Por Jorge Jaraquemada
El domingo el mundo miraba a Venezuela. Sus nacionales eran conscientes de ello y de su rol en el proceso eleccionario. Desde el extranjero, miles de emigrantes expulsados por la miseria y el miedo a la dictadura chavista se acercaron a los escasos locales de votación que se abrieron para un número también reducido de personas. Otros miles los acompañaron embanderados en las calles de varias ciudades, incluidas las nuestras, para esperar los resultados que, de acuerdo con los estudios de opinión, serían ampliamente favorables a la oposición. La palabra que se usaba para describir el estado de ánimo de esos millones de venezolanos expectantes era esperanza. Sin embargo, la dictadura chavista se encargó, luego de una larga espera electoral, de aplastarla.

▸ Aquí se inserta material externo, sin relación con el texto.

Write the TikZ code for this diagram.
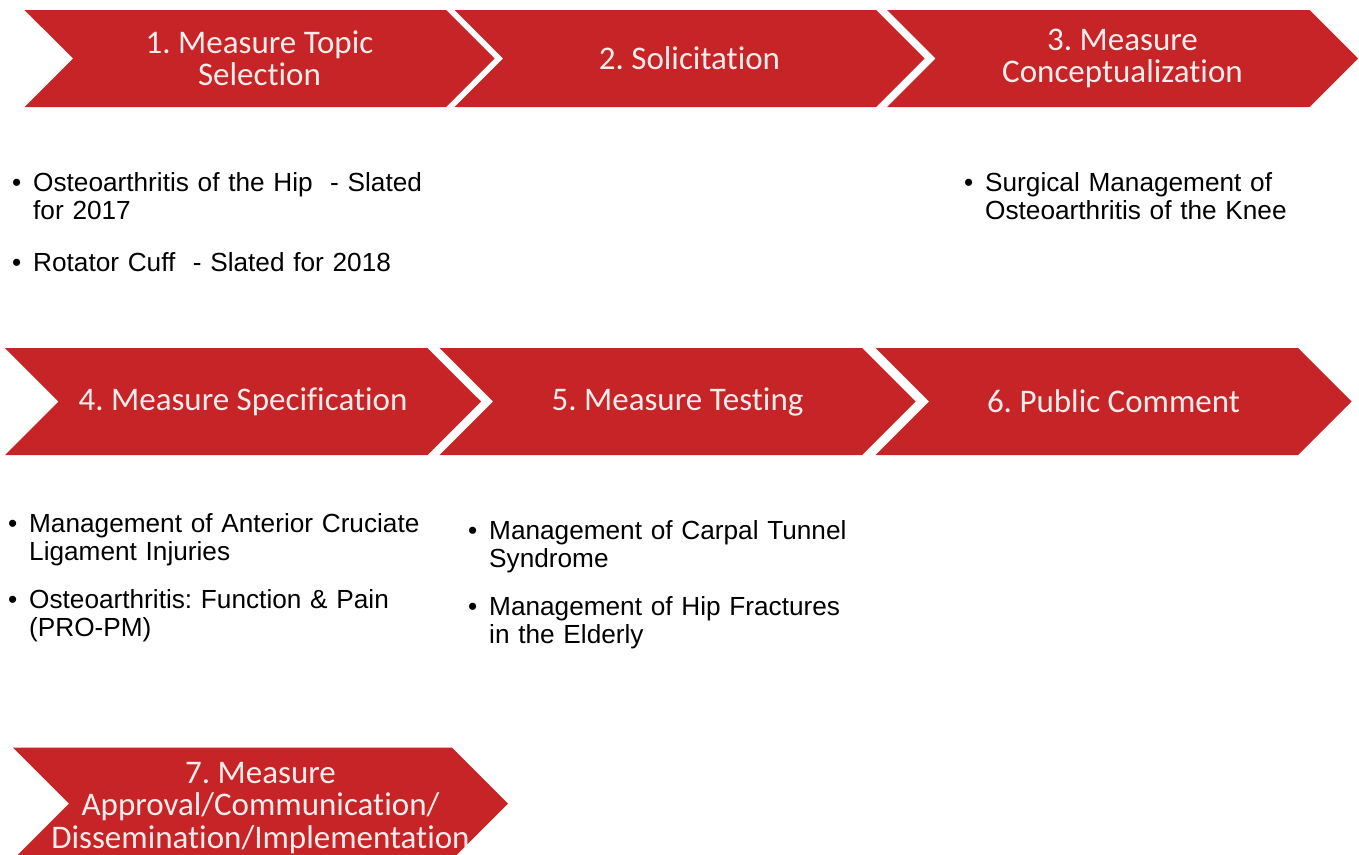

La cautelosa exigencia de transparencia que planteaba la oposición venezolana —probablemente para no irritar a Nicolás Maduro— no fue suficiente para recuperar la democracia porque lo que ocurrió el domingo no fueron solo chambonadas o chapucerías. No se trató del extravío de unos pocos votos, de unas actas que se ocultaron o de algunas urnas perdidas. Lo que pasó es que el recuento del Consejo Nacional Electoral estuvo lejos de cualquier estándar democrático.
Lo que todo el mundo observó fue que las instituciones del Estado venezolano se alinearon de manera obsecuente e incondicional para dar ganador a Maduro, demostrando —por si algún joven idealista aun creía en los nobles propósitos del chavismo— que en Venezuela no opera el Estado de Derecho ni la independencia de los poderes propia de una democracia. Simplemente se trata, aunque a la izquierda le duela escucharlo, de una dictadura.
¿Ingenuidad del pueblo venezolano? Tal vez. ¿Y qué queda ahora? Mantenerse unidos y presionar. Aunque probablemente eso no bastará, porque el horizonte del iracundo Maduro y de su gobierno de devotos ha quedado más claro que nunca. Desde la medianoche del domingo la consigna no es otra que aferrarse al poder a como dé lugar. No hay ánimo para esbozar una transición, ni entregar el poder. Mal que nos pese la dictadura chavista ya dio la vuelta completa, ha tenido tiempo suficiente para horadar, infiltrar o corromper todas las instituciones que funcionan como contrapesos en una democracia.
No obstante, los gobiernos democráticos de la región, de los países de Occidente y los organismos internacionales están llamados a condenar categórica y persistentemente el burdo e irritante fraude ocurrido en estas elecciones. Deben condenar la acción confabulada de todo un Estado con señales y acciones concretas en favor de la recuperación democrática. Cada persona con liderazgo tiene una responsabilidad al respecto y el más próximo al que podemos pedírsela es al presidente de nuestro país.
Es sabido que Boric ha girado en sus posiciones sobre las conductas y gobiernos que denigran la democracia más que una veleta sureña. No es necesario recordar que después de validar las barricadas octubristas, de visitar a terroristas fugados y de ensalzar al mismísimo Maduro a través de una colección de tuits, hoy se esfuerza por superar ese pasado. Sus intenciones y esfuerzo personal son elogiables, pero su alianza de gobierno no lo acompaña porque nació al alero de un proyecto refundacional que puso en jaque nuestras tradiciones democráticas y porque el Partido Comunista es el más influyente de su gobierno y, a la vez, el primer aliado de la dictadura venezolana en nuestro país.
A estas alturas romper relaciones diplomáticas no es el meollo del asunto porque, después de todas las vejaciones que ha recibido Chile desde Caracas, esa señal sería baladí para el chavismo. De hecho, Venezuela ya decretó la expulsión de nuestro embajador.
El desafío más importante del gobierno —después de condenar la dictadura de Maduro como tal— es desembarazarse de una vez por todas del PC. Esa sería la mayor muestra que podría dar Boric de su compromiso con la democracia ante la región y la comunidad política internacional: decirle claramente al PC que no puede seguir aguantando su defensa de gobiernos totalitarios ni sus crueles silencios ante la tragedia venezolana; decirle de una vez por todas que deje de refugiarse en las asépticas palabras de la vocera porque su falta de compromiso con la democracia hace incompatible un camino común.
Es el momento oportuno para esta decisión. Si Boric la elude —por falta de carácter, de convicciones o de coraje— sólo irá en desmedro de su gobierno y lo condenará ineluctablemente a la irrelevancia porque es hoy cuando las credenciales democráticas deben ponerse sobre la mesa.